» INFORMATION SUPPLIED:
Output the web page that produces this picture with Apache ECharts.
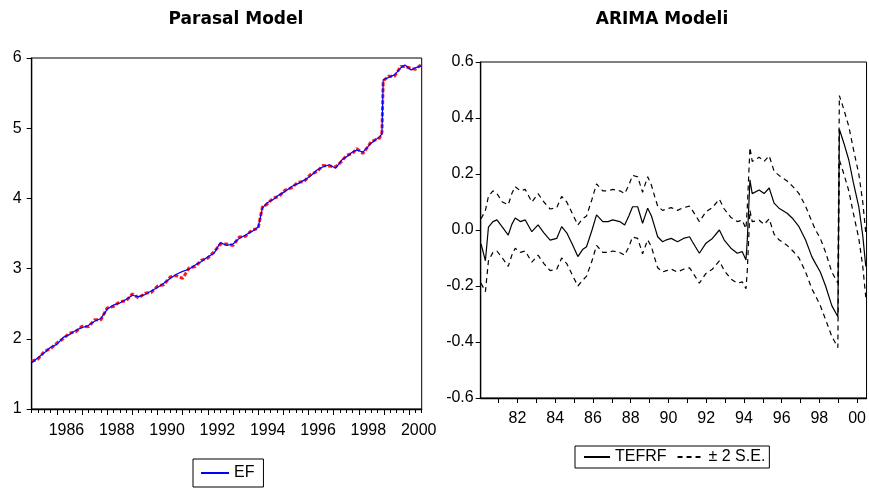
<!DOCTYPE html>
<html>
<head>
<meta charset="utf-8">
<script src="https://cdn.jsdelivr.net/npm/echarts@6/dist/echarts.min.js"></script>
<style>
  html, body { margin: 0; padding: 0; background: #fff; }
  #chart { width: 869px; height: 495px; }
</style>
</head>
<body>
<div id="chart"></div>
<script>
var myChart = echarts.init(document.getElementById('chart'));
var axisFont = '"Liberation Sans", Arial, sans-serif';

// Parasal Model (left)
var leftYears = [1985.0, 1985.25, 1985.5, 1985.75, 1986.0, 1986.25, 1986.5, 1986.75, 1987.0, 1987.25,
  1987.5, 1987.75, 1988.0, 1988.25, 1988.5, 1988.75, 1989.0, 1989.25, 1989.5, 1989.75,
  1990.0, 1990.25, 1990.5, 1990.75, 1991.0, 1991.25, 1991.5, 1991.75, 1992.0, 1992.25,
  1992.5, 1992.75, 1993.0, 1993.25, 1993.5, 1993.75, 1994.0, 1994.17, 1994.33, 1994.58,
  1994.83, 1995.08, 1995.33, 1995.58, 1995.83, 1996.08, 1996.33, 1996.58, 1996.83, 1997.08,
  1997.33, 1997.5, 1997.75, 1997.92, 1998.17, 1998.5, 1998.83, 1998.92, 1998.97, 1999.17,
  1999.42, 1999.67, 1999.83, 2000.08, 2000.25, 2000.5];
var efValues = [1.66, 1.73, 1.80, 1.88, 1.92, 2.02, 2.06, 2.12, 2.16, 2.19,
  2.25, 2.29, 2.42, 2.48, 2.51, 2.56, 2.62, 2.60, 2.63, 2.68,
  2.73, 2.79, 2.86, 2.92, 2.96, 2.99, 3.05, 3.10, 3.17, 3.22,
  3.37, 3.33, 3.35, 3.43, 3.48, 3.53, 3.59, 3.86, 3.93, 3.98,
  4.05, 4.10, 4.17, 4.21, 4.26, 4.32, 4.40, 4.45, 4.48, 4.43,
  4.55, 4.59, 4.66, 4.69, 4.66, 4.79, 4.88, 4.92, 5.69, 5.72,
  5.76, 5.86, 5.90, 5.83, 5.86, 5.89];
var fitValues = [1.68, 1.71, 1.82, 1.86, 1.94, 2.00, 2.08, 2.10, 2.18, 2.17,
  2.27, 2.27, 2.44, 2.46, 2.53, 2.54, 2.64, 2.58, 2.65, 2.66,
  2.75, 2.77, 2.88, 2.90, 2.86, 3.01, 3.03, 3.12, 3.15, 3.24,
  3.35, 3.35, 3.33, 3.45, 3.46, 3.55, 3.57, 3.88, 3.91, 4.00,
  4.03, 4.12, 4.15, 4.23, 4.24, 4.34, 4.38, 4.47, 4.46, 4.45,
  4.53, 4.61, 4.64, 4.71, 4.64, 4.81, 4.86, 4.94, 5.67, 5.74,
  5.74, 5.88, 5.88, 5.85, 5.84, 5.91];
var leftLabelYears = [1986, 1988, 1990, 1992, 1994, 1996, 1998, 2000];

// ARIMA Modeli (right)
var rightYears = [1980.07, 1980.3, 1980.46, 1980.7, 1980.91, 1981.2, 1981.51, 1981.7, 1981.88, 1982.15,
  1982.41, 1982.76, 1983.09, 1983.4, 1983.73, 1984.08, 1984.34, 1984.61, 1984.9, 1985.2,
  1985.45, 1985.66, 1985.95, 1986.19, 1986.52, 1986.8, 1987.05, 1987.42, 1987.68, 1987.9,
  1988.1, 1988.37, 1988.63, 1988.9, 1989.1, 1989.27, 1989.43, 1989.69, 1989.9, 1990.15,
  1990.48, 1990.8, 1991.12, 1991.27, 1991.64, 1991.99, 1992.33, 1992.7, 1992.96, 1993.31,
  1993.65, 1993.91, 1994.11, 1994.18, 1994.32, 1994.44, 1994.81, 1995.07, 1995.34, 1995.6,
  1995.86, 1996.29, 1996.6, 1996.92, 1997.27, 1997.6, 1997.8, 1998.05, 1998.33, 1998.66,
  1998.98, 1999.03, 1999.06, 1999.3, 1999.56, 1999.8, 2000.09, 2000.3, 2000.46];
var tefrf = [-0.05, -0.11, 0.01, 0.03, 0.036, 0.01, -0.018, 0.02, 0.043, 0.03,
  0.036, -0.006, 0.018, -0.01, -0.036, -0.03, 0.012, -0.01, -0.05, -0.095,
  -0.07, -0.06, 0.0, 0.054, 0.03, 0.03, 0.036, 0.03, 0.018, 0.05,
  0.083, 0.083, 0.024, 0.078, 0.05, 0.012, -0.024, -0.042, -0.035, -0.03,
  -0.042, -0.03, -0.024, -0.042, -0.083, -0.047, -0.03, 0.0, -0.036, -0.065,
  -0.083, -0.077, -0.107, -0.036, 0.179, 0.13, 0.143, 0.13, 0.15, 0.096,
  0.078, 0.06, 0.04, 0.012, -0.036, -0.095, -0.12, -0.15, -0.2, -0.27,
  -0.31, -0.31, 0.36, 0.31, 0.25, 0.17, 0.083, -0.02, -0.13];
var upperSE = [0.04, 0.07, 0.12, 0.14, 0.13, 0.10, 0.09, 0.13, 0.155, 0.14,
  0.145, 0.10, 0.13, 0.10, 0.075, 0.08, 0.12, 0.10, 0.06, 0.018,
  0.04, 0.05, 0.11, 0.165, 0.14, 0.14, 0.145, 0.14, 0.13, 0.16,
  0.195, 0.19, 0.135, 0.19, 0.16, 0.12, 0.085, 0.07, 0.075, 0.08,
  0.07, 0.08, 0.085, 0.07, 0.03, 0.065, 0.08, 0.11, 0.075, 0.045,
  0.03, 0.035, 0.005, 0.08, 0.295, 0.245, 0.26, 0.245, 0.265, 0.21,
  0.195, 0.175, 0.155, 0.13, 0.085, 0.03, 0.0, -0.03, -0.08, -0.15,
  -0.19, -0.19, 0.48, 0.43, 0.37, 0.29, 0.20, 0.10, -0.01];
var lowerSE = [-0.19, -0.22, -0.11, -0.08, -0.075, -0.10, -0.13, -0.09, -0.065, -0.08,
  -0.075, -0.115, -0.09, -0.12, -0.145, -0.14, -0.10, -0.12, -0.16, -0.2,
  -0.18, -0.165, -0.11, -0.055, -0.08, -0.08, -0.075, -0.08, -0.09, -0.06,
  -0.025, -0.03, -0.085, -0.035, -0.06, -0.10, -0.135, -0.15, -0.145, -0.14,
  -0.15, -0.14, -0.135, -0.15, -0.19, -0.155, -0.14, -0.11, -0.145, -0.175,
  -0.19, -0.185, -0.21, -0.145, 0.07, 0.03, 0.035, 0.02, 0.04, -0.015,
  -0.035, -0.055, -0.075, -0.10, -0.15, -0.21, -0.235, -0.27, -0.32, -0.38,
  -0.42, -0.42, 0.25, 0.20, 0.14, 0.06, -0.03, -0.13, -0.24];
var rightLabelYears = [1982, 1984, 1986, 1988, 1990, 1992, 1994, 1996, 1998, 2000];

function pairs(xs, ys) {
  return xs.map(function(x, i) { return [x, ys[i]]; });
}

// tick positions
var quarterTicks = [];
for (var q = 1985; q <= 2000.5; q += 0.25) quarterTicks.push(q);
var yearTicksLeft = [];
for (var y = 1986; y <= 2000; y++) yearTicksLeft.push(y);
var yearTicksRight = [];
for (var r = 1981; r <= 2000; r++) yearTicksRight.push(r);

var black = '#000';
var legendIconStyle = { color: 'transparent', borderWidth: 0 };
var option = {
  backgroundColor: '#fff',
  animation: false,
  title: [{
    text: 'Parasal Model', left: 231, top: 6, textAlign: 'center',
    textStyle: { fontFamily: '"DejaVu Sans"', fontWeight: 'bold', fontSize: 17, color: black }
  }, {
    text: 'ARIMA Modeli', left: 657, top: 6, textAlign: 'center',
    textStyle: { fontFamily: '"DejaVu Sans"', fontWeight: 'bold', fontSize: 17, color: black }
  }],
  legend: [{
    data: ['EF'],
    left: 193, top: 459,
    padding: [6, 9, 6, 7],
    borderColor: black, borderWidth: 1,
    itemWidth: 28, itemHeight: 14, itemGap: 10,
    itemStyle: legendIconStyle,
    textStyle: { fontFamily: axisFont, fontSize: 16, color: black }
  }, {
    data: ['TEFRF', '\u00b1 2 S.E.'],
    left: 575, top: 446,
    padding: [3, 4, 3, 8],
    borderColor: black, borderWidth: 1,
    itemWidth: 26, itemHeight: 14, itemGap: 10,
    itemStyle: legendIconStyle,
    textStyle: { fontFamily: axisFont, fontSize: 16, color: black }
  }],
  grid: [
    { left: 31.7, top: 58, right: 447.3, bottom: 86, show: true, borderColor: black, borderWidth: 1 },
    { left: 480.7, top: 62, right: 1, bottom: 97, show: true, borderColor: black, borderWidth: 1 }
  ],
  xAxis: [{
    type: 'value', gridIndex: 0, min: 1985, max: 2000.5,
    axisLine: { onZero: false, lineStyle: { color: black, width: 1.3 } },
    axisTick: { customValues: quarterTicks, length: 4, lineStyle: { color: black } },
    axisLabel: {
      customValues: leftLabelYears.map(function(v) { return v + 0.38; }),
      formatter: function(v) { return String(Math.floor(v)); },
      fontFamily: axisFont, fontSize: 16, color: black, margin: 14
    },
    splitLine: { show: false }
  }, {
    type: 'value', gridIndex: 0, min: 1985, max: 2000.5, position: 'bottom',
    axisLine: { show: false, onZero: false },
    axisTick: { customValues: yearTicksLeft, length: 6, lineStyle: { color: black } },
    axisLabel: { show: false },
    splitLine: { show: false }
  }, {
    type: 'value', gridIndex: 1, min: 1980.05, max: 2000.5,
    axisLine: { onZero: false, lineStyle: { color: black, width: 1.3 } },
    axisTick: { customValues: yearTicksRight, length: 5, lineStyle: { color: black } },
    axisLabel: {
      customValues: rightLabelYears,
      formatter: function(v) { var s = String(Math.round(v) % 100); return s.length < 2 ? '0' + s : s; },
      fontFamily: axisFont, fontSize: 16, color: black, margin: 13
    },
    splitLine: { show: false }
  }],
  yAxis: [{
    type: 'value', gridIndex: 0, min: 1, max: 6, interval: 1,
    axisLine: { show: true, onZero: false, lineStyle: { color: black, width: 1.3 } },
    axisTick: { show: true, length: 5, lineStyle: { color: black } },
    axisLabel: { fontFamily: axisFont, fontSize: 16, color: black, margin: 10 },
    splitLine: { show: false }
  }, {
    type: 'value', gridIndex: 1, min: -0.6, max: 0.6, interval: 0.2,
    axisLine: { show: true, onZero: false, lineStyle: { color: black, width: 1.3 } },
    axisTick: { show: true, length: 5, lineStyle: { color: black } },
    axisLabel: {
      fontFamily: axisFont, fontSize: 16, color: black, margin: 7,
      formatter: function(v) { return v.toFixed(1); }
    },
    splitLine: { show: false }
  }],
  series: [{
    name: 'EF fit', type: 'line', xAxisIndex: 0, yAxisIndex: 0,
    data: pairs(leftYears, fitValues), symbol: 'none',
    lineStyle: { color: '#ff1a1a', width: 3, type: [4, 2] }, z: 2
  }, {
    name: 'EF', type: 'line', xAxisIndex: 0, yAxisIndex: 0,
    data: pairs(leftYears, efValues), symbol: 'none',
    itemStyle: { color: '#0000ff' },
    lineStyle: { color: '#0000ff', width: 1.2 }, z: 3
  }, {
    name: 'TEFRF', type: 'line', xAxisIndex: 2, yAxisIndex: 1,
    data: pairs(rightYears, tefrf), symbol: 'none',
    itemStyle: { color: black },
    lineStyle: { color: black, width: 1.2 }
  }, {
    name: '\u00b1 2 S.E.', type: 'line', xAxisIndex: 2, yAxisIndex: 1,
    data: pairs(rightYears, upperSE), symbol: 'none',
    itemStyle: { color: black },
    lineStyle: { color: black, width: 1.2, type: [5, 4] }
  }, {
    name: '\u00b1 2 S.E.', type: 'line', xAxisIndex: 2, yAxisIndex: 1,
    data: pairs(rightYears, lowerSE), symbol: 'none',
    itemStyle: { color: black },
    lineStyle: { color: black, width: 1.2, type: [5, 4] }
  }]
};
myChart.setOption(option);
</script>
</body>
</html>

» TASK TO COMPLETE: Give again, word for word, every line from the top of the data through the line with "[1986, 1988, 1990, 1992, 1994, 1996, 1998, 2000];", both ends included, and exclude the pictures.

» OUTPUT BELOW:
Output the web page that produces this picture with Apache ECharts.
<!DOCTYPE html>
<html>
<head>
<meta charset="utf-8">
<script src="https://cdn.jsdelivr.net/npm/echarts@6/dist/echarts.min.js"></script>
<style>
  html, body { margin: 0; padding: 0; background: #fff; }
  #chart { width: 869px; height: 495px; }
</style>
</head>
<body>
<div id="chart"></div>
<script>
var myChart = echarts.init(document.getElementById('chart'));
var axisFont = '"Liberation Sans", Arial, sans-serif';

// Parasal Model (left)
var leftYears = [1985.0, 1985.25, 1985.5, 1985.75, 1986.0, 1986.25, 1986.5, 1986.75, 1987.0, 1987.25,
  1987.5, 1987.75, 1988.0, 1988.25, 1988.5, 1988.75, 1989.0, 1989.25, 1989.5, 1989.75,
  1990.0, 1990.25, 1990.5, 1990.75, 1991.0, 1991.25, 1991.5, 1991.75, 1992.0, 1992.25,
  1992.5, 1992.75, 1993.0, 1993.25, 1993.5, 1993.75, 1994.0, 1994.17, 1994.33, 1994.58,
  1994.83, 1995.08, 1995.33, 1995.58, 1995.83, 1996.08, 1996.33, 1996.58, 1996.83, 1997.08,
  1997.33, 1997.5, 1997.75, 1997.92, 1998.17, 1998.5, 1998.83, 1998.92, 1998.97, 1999.17,
  1999.42, 1999.67, 1999.83, 2000.08, 2000.25, 2000.5];
var efValues = [1.66, 1.73, 1.80, 1.88, 1.92, 2.02, 2.06, 2.12, 2.16, 2.19,
  2.25, 2.29, 2.42, 2.48, 2.51, 2.56, 2.62, 2.60, 2.63, 2.68,
  2.73, 2.79, 2.86, 2.92, 2.96, 2.99, 3.05, 3.10, 3.17, 3.22,
  3.37, 3.33, 3.35, 3.43, 3.48, 3.53, 3.59, 3.86, 3.93, 3.98,
  4.05, 4.10, 4.17, 4.21, 4.26, 4.32, 4.40, 4.45, 4.48, 4.43,
  4.55, 4.59, 4.66, 4.69, 4.66, 4.79, 4.88, 4.92, 5.69, 5.72,
  5.76, 5.86, 5.90, 5.83, 5.86, 5.89];
var fitValues = [1.68, 1.71, 1.82, 1.86, 1.94, 2.00, 2.08, 2.10, 2.18, 2.17,
  2.27, 2.27, 2.44, 2.46, 2.53, 2.54, 2.64, 2.58, 2.65, 2.66,
  2.75, 2.77, 2.88, 2.90, 2.86, 3.01, 3.03, 3.12, 3.15, 3.24,
  3.35, 3.35, 3.33, 3.45, 3.46, 3.55, 3.57, 3.88, 3.91, 4.00,
  4.03, 4.12, 4.15, 4.23, 4.24, 4.34, 4.38, 4.47, 4.46, 4.45,
  4.53, 4.61, 4.64, 4.71, 4.64, 4.81, 4.86, 4.94, 5.67, 5.74,
  5.74, 5.88, 5.88, 5.85, 5.84, 5.91];
var leftLabelYears = [1986, 1988, 1990, 1992, 1994, 1996, 1998, 2000];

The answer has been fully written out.